One possible solution, he said, is to make the Mission Boulevard, Foothill Boulevard and Jackson Street intersection — known as the Five Flags intersection — into a “more bicycle and pedestrian friendly” area by creating an oblong-shaped roundabout, with a 65,340-square-foot linear open space area that would allow vehicles to enter and exit onto Foothill, Mission, Jackson, E Street and Francisco Street.
D Street and Mission Boulevard also would be re-aligned “to focus on the new library plaza” that will be created once the new Hayward Library & Community Learning Center, next to the downtown Hayward post office, is complete and the current library is razed, Siegman said.
The new road configuration could allow about 22,525 square feet of land around the Five Flags intersection to be set aside for development projects, he said.
Many key one-way streets along the Hayward Loop would be reconfigured to accommodate two-way traffic under preliminary transportation plans, including A, B and C streets, along with Mission and Foothill boulevards, Siegman said.
Removing or modifying vehicle travel lanes could allow protected bicycle lanes — buffered from traffic by planters, curbs or parked cars — on Foothill, A, C, Main and Second streets, Siegman said.
However, the improvements “could take 20, 30 or 40 years to build out, depending on funding and other factors,” Siegman said.
The proposed Hayward Loop changes were tested by Portland, Ore.-based Kittelson & Associates using simulated models of traffic through downtown Hayward, said Kathryn Slama, Lisa Wise Consulting senior associate.
“Based on community input that we received to date, the vision does what it was intended to do; it slows traffic down and it discourages regional cut-through traffic,” Slama said.
“This does come with a potential trade-off, which means that it could slow down traffic for automobiles during rush hour,” she said.
“Although this plan may actually increase traffic drive times, what I like about it overall is that it promises to reduce the amount of traffic that’s coming from our neighbors,” Planning Commissioner Daniel Goldstein said.
“At the same time, it’s still inviting enough that it allows our neighboring communities to participate here in Hayward; we don’t want to shut people out, but we do want to reclaim the traffic patterns that belong to Hayward,” he said.
At least four council members — Mark Salinas, Elisa Marquez, Al Mendall and Francisco Zermeno — said converting some one-way streets to two-way travel lanes should be an immediate, short-term goal for the city.
“I think that once those are implemented, it’s only going to be a matter of time before everyone who uses our streets to get to their destination will realize that is no longer an option and will prefer to stay on the freeway,” Marquez said.

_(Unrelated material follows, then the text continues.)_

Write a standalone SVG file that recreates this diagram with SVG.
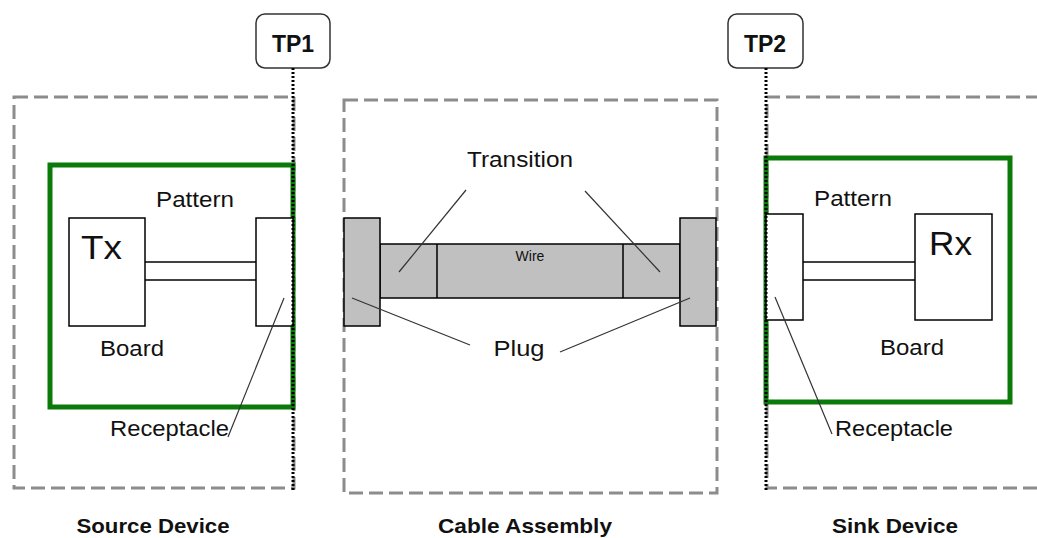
<svg xmlns="http://www.w3.org/2000/svg" width="1037" height="538" viewBox="0 0 1037 538">
<style>
.dash{fill:none;stroke:#8c8c8c;stroke-width:3;stroke-dasharray:14,6}
.green{fill:none;stroke:#0a7a0a;stroke-width:5}
.box{fill:#fff;stroke:#000;stroke-width:1.5}
.grey{fill:#c0c0c0;stroke:#000;stroke-width:1.5}
.tp{fill:#fff;stroke:#333;stroke-width:1.5}
.dot{stroke:#000;stroke-width:3;stroke-dasharray:2,2;fill:none}
.lead{stroke:#333;stroke-width:1.2;fill:none}
.t{font-family:"Liberation Sans",Arial,sans-serif;font-size:22px;fill:#111}
.b{font-family:"Liberation Sans",Arial,sans-serif;font-weight:bold;fill:#111}
</style>
<rect width="1037" height="538" fill="#fff"/>
<g id="source-device">
<rect class="dash" x="14" y="97" width="280" height="391"/>
<rect class="green" x="50" y="165" width="243" height="242"/>
<rect class="box" x="69" y="218" width="76" height="108"/>
<text class="t" x="81" y="259" style="font-size:34px" textLength="41" lengthAdjust="spacingAndGlyphs">Tx</text>
<line x1="145" y1="262" x2="256" y2="262" stroke="#000" stroke-width="1.5"/>
<line x1="145" y1="280" x2="256" y2="280" stroke="#000" stroke-width="1.5"/>
<rect class="box" x="256" y="218" width="37" height="108"/>
<text class="t" x="156" y="207" textLength="78" lengthAdjust="spacingAndGlyphs">Pattern</text>
<text class="t" x="100" y="356" textLength="64" lengthAdjust="spacingAndGlyphs">Board</text>
<text class="t" x="110" y="436" textLength="119" lengthAdjust="spacingAndGlyphs">Receptacle</text>
</g>
<g id="tp1">
<rect class="tp" x="256" y="14" width="74" height="54" rx="9"/>
<text class="b" x="293" y="52" text-anchor="middle" font-size="23">TP1</text>
</g>
<g id="cable-assembly">
<rect class="dash" x="344" y="100" width="373" height="393"/>
<rect class="grey" x="380" y="244" width="300" height="54"/>
<line x1="437" y1="244" x2="437" y2="298" stroke="#000" stroke-width="1.5"/>
<line x1="623" y1="244" x2="623" y2="298" stroke="#000" stroke-width="1.5"/>
<rect class="grey" x="344" y="218" width="36" height="108"/>
<rect class="grey" x="680" y="218" width="36" height="108"/>
<text class="t" x="530" y="261" text-anchor="middle" style="font-size:14px">Wire</text>
<text class="t" x="520" y="167" text-anchor="middle" textLength="106" lengthAdjust="spacingAndGlyphs">Transition</text>
<text class="t" x="519" y="356" text-anchor="middle" textLength="51" lengthAdjust="spacingAndGlyphs">Plug</text>
</g>
<g id="tp2">
<rect class="tp" x="728" y="14" width="75" height="54" rx="9"/>
<text class="b" x="765" y="52" text-anchor="middle" font-size="23">TP2</text>
</g>
<g id="sink-device">
<path class="dash" d="M1040 97 H767 V488 H1040"/>
<rect class="green" x="766" y="158" width="244" height="244"/>
<rect class="box" x="766" y="214" width="37" height="106"/>
<rect class="box" x="915" y="214" width="77" height="106"/>
<text class="t" x="929" y="255" style="font-size:34px" textLength="43" lengthAdjust="spacingAndGlyphs">Rx</text>
<line x1="803" y1="262" x2="915" y2="262" stroke="#000" stroke-width="1.5"/>
<line x1="803" y1="280" x2="915" y2="280" stroke="#000" stroke-width="1.5"/>
<text class="t" x="814" y="206" textLength="78" lengthAdjust="spacingAndGlyphs">Pattern</text>
<text class="t" x="880" y="355" textLength="64" lengthAdjust="spacingAndGlyphs">Board</text>
<text class="t" x="835" y="436" textLength="118" lengthAdjust="spacingAndGlyphs">Receptacle</text>
</g>
<g id="connectors">
<line class="dot" x1="293" y1="68" x2="293" y2="490"/>
<line class="dot" x1="766" y1="68" x2="766" y2="490"/>
<line class="lead" x1="284" y1="298" x2="228" y2="437"/>
<line class="lead" x1="775" y1="297" x2="832" y2="434"/>
<line class="lead" x1="466" y1="190" x2="399" y2="272"/>
<line class="lead" x1="585" y1="191" x2="660" y2="272"/>
<line class="lead" x1="352" y1="298" x2="470" y2="345"/>
<line class="lead" x1="690" y1="298" x2="560" y2="352"/>
</g>
<g id="labels">
<text class="b" x="153" y="533" text-anchor="middle" font-size="21" textLength="153" lengthAdjust="spacingAndGlyphs">Source Device</text>
<text class="b" x="525" y="533" text-anchor="middle" font-size="21" textLength="174" lengthAdjust="spacingAndGlyphs">Cable Assembly</text>
<text class="b" x="895" y="533" text-anchor="middle" font-size="21" textLength="126" lengthAdjust="spacingAndGlyphs">Sink Device</text>
</g>
</svg>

City leaders also should consider 5- to 10-mph speed limits in downtown and either prohibiting cars in downtown Hayward altogether or blocking cars from entering certain downtown streets on weekends, such as Main or B, Salinas said.
“I don’t mind people driving through our downtown; I just want them to stop and grab a burger or catch a movie. But driving through our downtown at 50 miles an hour certainly shouldn’t happen,” Salinas said.
Mayor Barbara Halliday, who voted for the loop as a councilwoman, disagreed and said that “if the traffic doesn’t move through the downtown, it’s the neighboring streets that are going to get inundated.”
“I don’t think we’re going to be getting rid of cars for a long time and we have to realize that, and if we make our downtown inaccessible to automobiles, that’s not going to do a lot for business,” Halliday said.
“We have to be careful about how we do this; I’m not a fan of automobiles, but they exist and I don’t see them going away,” he said.